Hi Steven,
You can use a Group By on the address information, and then perform a Dense
Rank to get new key ids. Consider the following:
A = LOAD '/input' USING PigStorage('\t', '-noschema') AS (k:long,
address01:chararray, address02:chararray, city:chararray, state:chararray);
B = GROUP A BY (address01, address02, city, state);
C = FOREACH B GENERATE FLATTEN(group) AS (address01, address02, city,
state), A.(k) AS key_bag:bag{key_tuple:tuple(k)};
D = RANK C BY state DESC, city DESC, address01 DESC, address02 DESC DENSE;
-- use 'dense' here to handle non-uniqueness issues
E = FOREACH D GENERATE 100000L * (long)rank_C AS new_key:long, address01,
address02, city, state, key_bag;
grunt> DESCRIBE E;
E: {new_key: long,address01: chararray,address02: chararray,city:
chararray,state: chararray,key_bag: {key_tuple: (k: long)}}
Hope this helps,
-Dan
On Mon, Apr 28, 2014 at 1:52 PM, Steven E. Waldren <[email protected]>wrote:
> I am trying to Group a relation and then create a list of values from a
> field in the relation.
>
> input:
> (100001),(500 W 1st), (suite 500), (albany), (new york)
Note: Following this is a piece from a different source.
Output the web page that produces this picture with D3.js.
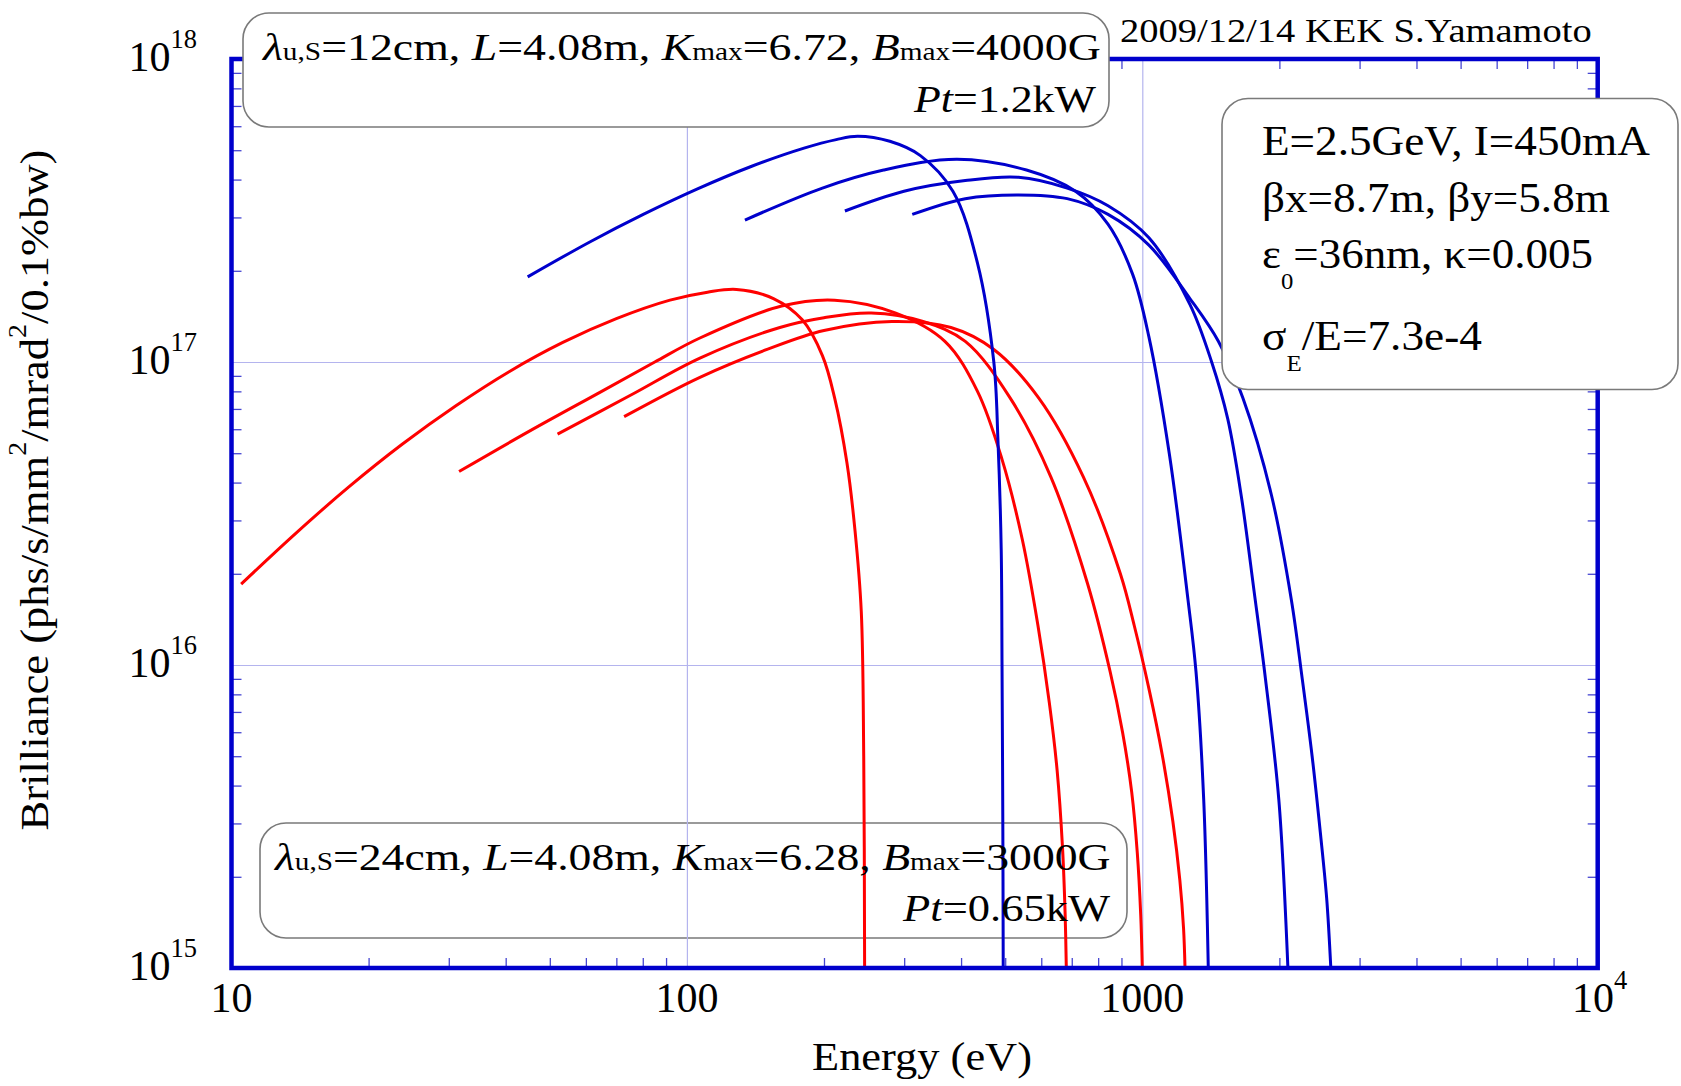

> (100002),(500 W 1st), (suite 500), (albany), (new york)
>
> desired output would be something like:
>
> ((500 W 1st),(suite 500), (albany),(new york)), {(100001),(100002)}
>
>
> I want to create a list of ids (100001, 100002) for each unique address.
>
> I cannot seem to find any examples on the Web and cannot seem to correctly
> use data fu’s AppendToBag.
>
> Thanks,
> Steven